Victor Manjarrez, a former Border Patrol sector chief and director of the Center for Law & Human Behavior at the University of Texas at El Paso, said the rising number of migrants from countries far beyond the Americas should be seen as a growing concern.
“That is very unusual. If I was still sitting as the chief of El Paso or Tucson…I’d be a little concerned,” Manjarrez said. “In the grand scheme, as a percentage, it’s relatively small but the raw numbers are such a big jump historically.”
The changing face of illegal immigration at the U.S.-Mexico border is a small part of a broader trend of global migration, with millions of people fleeing their home countries. But the arrival of so many people from far beyond U.S. borders brings with it broad implications for U.S. border security and other immigration enforcement efforts.
The Homeland Security Department has made arresting, jailing and deporting recent border crossers a top priority for immigration agents. Most Mexican migrants caught at the border are sent home within just a few days. But for migrants from countries a continent away the process is often far longer and costlier for the U.S. government as the migrants wait in immigration jails for travel documents to return home or a judge to decide their fate.

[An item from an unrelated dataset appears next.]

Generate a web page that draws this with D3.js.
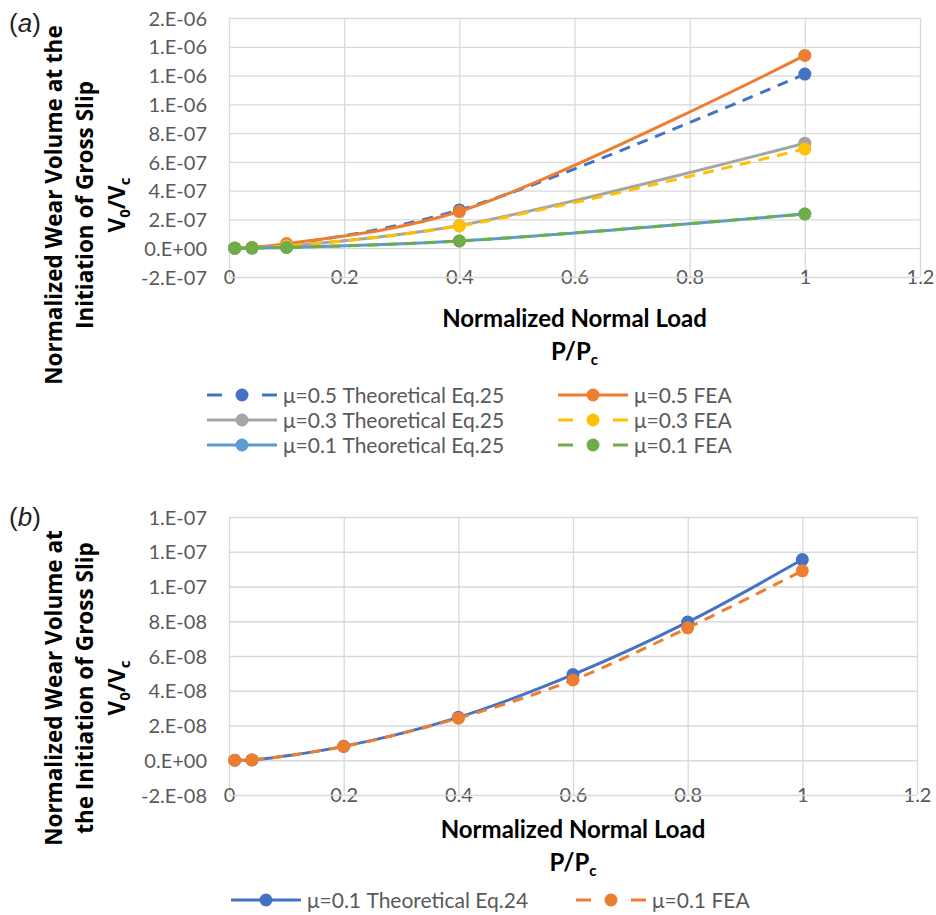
<!DOCTYPE html>
<html>
<head>
<meta charset="utf-8">
<script src="https://cdn.jsdelivr.net/npm/d3@7"></script>
<style>
  body { margin: 0; background: #fff; }
  svg { display: block; }
</style>
</head>
<body>
<svg id="chart" width="936" height="915"></svg>
<script>
// ---- data ----
// panel (a): P/Pc and V0/Vc for three friction coefficients
const loadA = [0.01, 0.04, 0.1, 0.4, 1]
const mu05Theo = [5e-10, 5e-9, 2.6e-8, 2.66e-7, 1.21e-6]
const mu05FEA = [1e-9, 6e-9, 3.2e-8, 2.55e-7, 1.34e-6]
const mu03Theo = [3e-10, 3e-9, 1.5e-8, 1.58e-7, 7.3e-7]
const mu03FEA = [5e-10, 3.5e-9, 1.6e-8, 1.55e-7, 6.9e-7]
const mu01Theo = [1e-10, 1e-9, 5e-9, 5.0e-8, 2.38e-7]
const mu01FEA = [1e-10, 1e-9, 5e-9, 5.0e-8, 2.38e-7]
const namesA = ["μ=0.5 Theoretical Eq.25", "μ=0.5 FEA", "μ=0.3 Theoretical Eq.25",
                "μ=0.3 FEA", "μ=0.1 Theoretical Eq.25", "μ=0.1 FEA"]

// panel (b): μ=0.1 only
const loadB = [0.01, 0.04, 0.2, 0.4, 0.6, 0.8, 1]
const mu01TheoEq24 = [1e-11, 2e-10, 8.0e-9, 2.47e-8, 4.93e-8, 7.95e-8, 1.155e-7]
const mu01FEAb = [1e-11, 2e-10, 7.9e-9, 2.42e-8, 4.62e-8, 7.62e-8, 1.09e-7]
const namesB = ["μ=0.1 Theoretical Eq.24", "μ=0.1 FEA"]

// axis ticks (labels as Excel printed them)
const xTicks = [0, 0.2, 0.4, 0.6, 0.8, 1, 1.2]
const xTickLabels = ["0", "0.2", "0.4", "0.6", "0.8", "1", "1.2"]
const yTicksA = [-2e-7, 0, 2e-7, 4e-7, 6e-7, 8e-7, 1e-6, 1.2e-6, 1.4e-6, 1.6e-6]
const yTickLabelsA = ["-2.E-07", "0.E+00", "2.E-07", "4.E-07", "6.E-07", "8.E-07",
                      "1.E-06", "1.E-06", "1.E-06", "2.E-06"]
const yTicksB = [-2e-8, 0, 2e-8, 4e-8, 6e-8, 8e-8, 1e-7, 1.2e-7, 1.4e-7]
const yTickLabelsB = ["-2.E-08", "0.E+00", "2.E-08", "4.E-08", "6.E-08", "8.E-08",
                      "1.E-07", "1.E-07", "1.E-07"]

// ---- styles ----
const BLUE = "#4472C4", ORANGE = "#ED7D31", GRAY = "#A5A5A5",
      GOLD = "#FFC000", LIGHTBLUE = "#5B9BD5", GREEN = "#70AD47"
const TICK_FONT = "Lato, 'Open Sans', sans-serif"
const GRID = "#d9d9d9"
const TXT = "#595959"

var svg = d3.select("#chart")
svg.append("rect").attr("width", 936).attr("height", 915).attr("fill", "#fff")

function drawPanel(opt) {
    var g = svg.append("g")
    var x = d3.scaleLinear().domain([0, 1.2]).range([opt.left, opt.right])
    var y = d3.scaleLinear()
        .domain([opt.yTicks[0], opt.yTicks[opt.yTicks.length - 1]])
        .range([opt.bottom, opt.top])

    // vertical grid + x labels sitting on the bottom line
    var xa = g.append("g")
        .attr("transform", "translate(0," + opt.bottom + ")")
        .call(d3.axisBottom(x).tickValues(xTicks)
            .tickSize(-(opt.bottom - opt.top))
            .tickFormat((d, i) => xTickLabels[i]))
    xa.select(".domain").remove()
    xa.selectAll("line").attr("stroke", GRID).attr("stroke-width", 1.3)
    xa.selectAll("text").attr("y", 0).attr("dy", "0.36em")
        .attr("fill", TXT).attr("font-size", 20).attr("font-family", TICK_FONT)

    // horizontal grid + y labels
    var ya = g.append("g")
        .attr("transform", "translate(" + opt.left + ",0)")
        .call(d3.axisLeft(y).tickValues(opt.yTicks)
            .tickSize(-(opt.right - opt.left))
            .tickPadding(22)
            .tickFormat((d, i) => opt.yLabels[i]))
    ya.select(".domain").remove()
    ya.selectAll("line").attr("stroke", GRID).attr("stroke-width", 1.3)
    ya.selectAll("text").attr("dy", "0.36em")
        .attr("fill", TXT).attr("font-size", 20).attr("font-family", TICK_FONT)

    // series: line then markers, in legend order
    var line = d3.line()
        .x(d => x(d[0])).y(d => y(d[1]))
        .curve(d3.curveCatmullRom.alpha(0.5))
    opt.series.forEach(s => {
        var pts = d3.zip(opt.load, s.values)
        var sg = g.append("g")
        sg.append("path").datum(pts)
            .attr("d", line)
            .attr("fill", "none")
            .attr("stroke", s.color)
            .attr("stroke-width", 3)
            .attr("stroke-dasharray", s.dashed ? "11,8" : null)
        sg.selectAll("circle").data(pts).enter().append("circle")
            .attr("cx", d => x(d[0])).attr("cy", d => y(d[1]))
            .attr("r", 6.5).attr("fill", s.color)
    })

    // panel letter
    var pl = svg.append("text").attr("x", 9).attr("y", opt.letterY)
        .attr("font-family", "'Liberation Sans', Arial, sans-serif")
        .attr("font-size", 26).attr("fill", "#222")
    pl.append("tspan").text("(")
    pl.append("tspan").attr("font-style", "italic").text(opt.letter)
    pl.append("tspan").text(")")

    // y title, three rotated lines
    var yt = opt.yTitle
    yt.forEach((t, i) => {
        var tx = svg.append("text")
            .attr("transform", "translate(" + opt.yTitleX[i] + "," + opt.yTitleY + ") rotate(-90)")
            .attr("text-anchor", "middle")
            .attr("font-family", "'Open Sans', sans-serif")
            .attr("font-weight", "bold").attr("font-size", 22.5).attr("fill", "#000")
        if (i < 2) {
            tx.text(t)
        } else {
            tx.append("tspan").text("V")
            tx.append("tspan").attr("font-size", 15).attr("dy", 5).text("0")
            tx.append("tspan").attr("dy", -5).text("/V")
            tx.append("tspan").attr("font-size", 15).attr("dy", 5).text("c")
        }
    })

    // x title
    var cx = (opt.left + opt.right) / 2
    svg.append("text").attr("x", cx).attr("y", opt.xTitleY)
        .attr("text-anchor", "middle").attr("font-family", TICK_FONT)
        .attr("font-weight", "bold").attr("font-size", 24).attr("fill", "#000")
        .text("Normalized Normal Load")
    var pp = svg.append("text").attr("x", cx).attr("y", opt.xTitleY + 33)
        .attr("text-anchor", "middle").attr("font-family", TICK_FONT)
        .attr("font-weight", "bold").attr("font-size", 24).attr("fill", "#000")
    pp.append("tspan").text("P/P")
    pp.append("tspan").attr("font-size", 15).attr("dy", 5).text("c")

    // legend
    var lg = svg.append("g")
    var items = lg.selectAll("g").data(opt.series).enter().append("g")
        .attr("transform", (d, i) => "translate(" + opt.legCols[i % 2] + "," +
            opt.legRows[Math.floor(i / 2)] + ")")
    items.append("line").attr("x1", 0).attr("x2", 70)
        .attr("stroke", d => d.color).attr("stroke-width", 3)
        .attr("stroke-dasharray", d => d.dashed ? "15,40,15" : null)
    items.append("circle").attr("cx", 35).attr("r", 6.5).attr("fill", d => d.color)
    items.append("text").attr("x", 76).attr("dy", "0.36em")
        .attr("font-family", TICK_FONT).attr("font-size", 21).attr("fill", TXT)
        .text(d => d.name)
}

drawPanel({
    left: 229, right: 920, top: 18, bottom: 277,
    load: loadA, yTicks: yTicksA, yLabels: yTickLabelsA,
    series: [
        { name: namesA[0], values: mu05Theo, color: BLUE, dashed: true },
        { name: namesA[1], values: mu05FEA, color: ORANGE, dashed: false },
        { name: namesA[2], values: mu03Theo, color: GRAY, dashed: false },
        { name: namesA[3], values: mu03FEA, color: GOLD, dashed: true },
        { name: namesA[4], values: mu01Theo, color: LIGHTBLUE, dashed: false },
        { name: namesA[5], values: mu01FEA, color: GREEN, dashed: true }
    ],
    letter: "a", letterY: 32,
    yTitle: ["Normalized Wear Volume at the", "Initiation of Gross Slip", "V0/Vc"],
    yTitleX: [62, 93, 125], yTitleY: 205,
    xTitleY: 327,
    legCols: [207, 558], legRows: [395, 420, 445]
})

drawPanel({
    left: 229, right: 917, top: 517, bottom: 795,
    load: loadB, yTicks: yTicksB, yLabels: yTickLabelsB,
    series: [
        { name: namesB[0], values: mu01TheoEq24, color: BLUE, dashed: false },
        { name: namesB[1], values: mu01FEAb, color: ORANGE, dashed: true }
    ],
    letter: "b", letterY: 526,
    yTitle: ["Normalized Wear Volume at", "the Initiation of  Gross Slip", "V0/Vc"],
    yTitleX: [62, 93, 125], yTitleY: 688,
    xTitleY: 838,
    legCols: [231, 576], legRows: [900]
})
</script>
</body>
</html>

The uptick in arrivals of people from other continents, combined with an increase in overall border crossings in the last 12 months, has led to a spike of more than 40,000 people being held in immigration jails in recent weeks. Immigration and Customs Enforcement’s budget gives them enough money to house 34,000 people at any given time and the recent overflow has officials worried they may face a budget shortfall of more than $130 million in the coming months if the trend continues.
DHS spokeswoman Gillian Christensen said the agency has enough money to “operate at current levels” until Dec. 9, when a temporary budget resolution expires. After that, she said, DHS will work to either shift money from other parts of the department or find another “alternative budget strategy.” She described the possible budget adjustment as “common.”
Manjarrez said border agents and immigration officials face multiple challenges with a rise in immigrants from so far away, including language barriers and crowded detention centers.
“The further away you get from the Americas, the more difficult it is to really know who they are,” Manjarrez said of the government’s ability to fully identify some would-be immigrants.
The director of the Washington Office on Latin America’s Mexico program, Maureen Meyer, said it appears that many of the overseas migrants are making their way through Mexico via South American countries, including Brazil, where entry visas are either easy to come by or not required. And their final destination is more often than not the United States.
“I think it’s reflecting a gradual trend, as of at least particularly the last year,” Meyer said.
While the exact draw of the round-the-world route isn’t entirely clear, Meyer said an expanding network of human smugglers appear to be taking advantage of the increasingly popular smuggling routes that use Mexico as a transit country.
“There’s a lot of smuggling that goes through Mexico that you don’t see,” Meyer said. She added that rumors of lenient treatment of some immigrants in the United States may also be a factor.
The recent influx of overseas migrants may be a harbinger of things to come.
More than 7,000 people who claimed to be from Africa have been arrested in Mexico between January and August, according to statistics maintained by Mexican federal immigration authorities. The number of such immigrants has been on the rise in recent years.
In 2013 Mexican immigration authorities arrested fewer than 1,000 migrants from Asia and Africa, while the number rose to nearly 11,000 from January through August.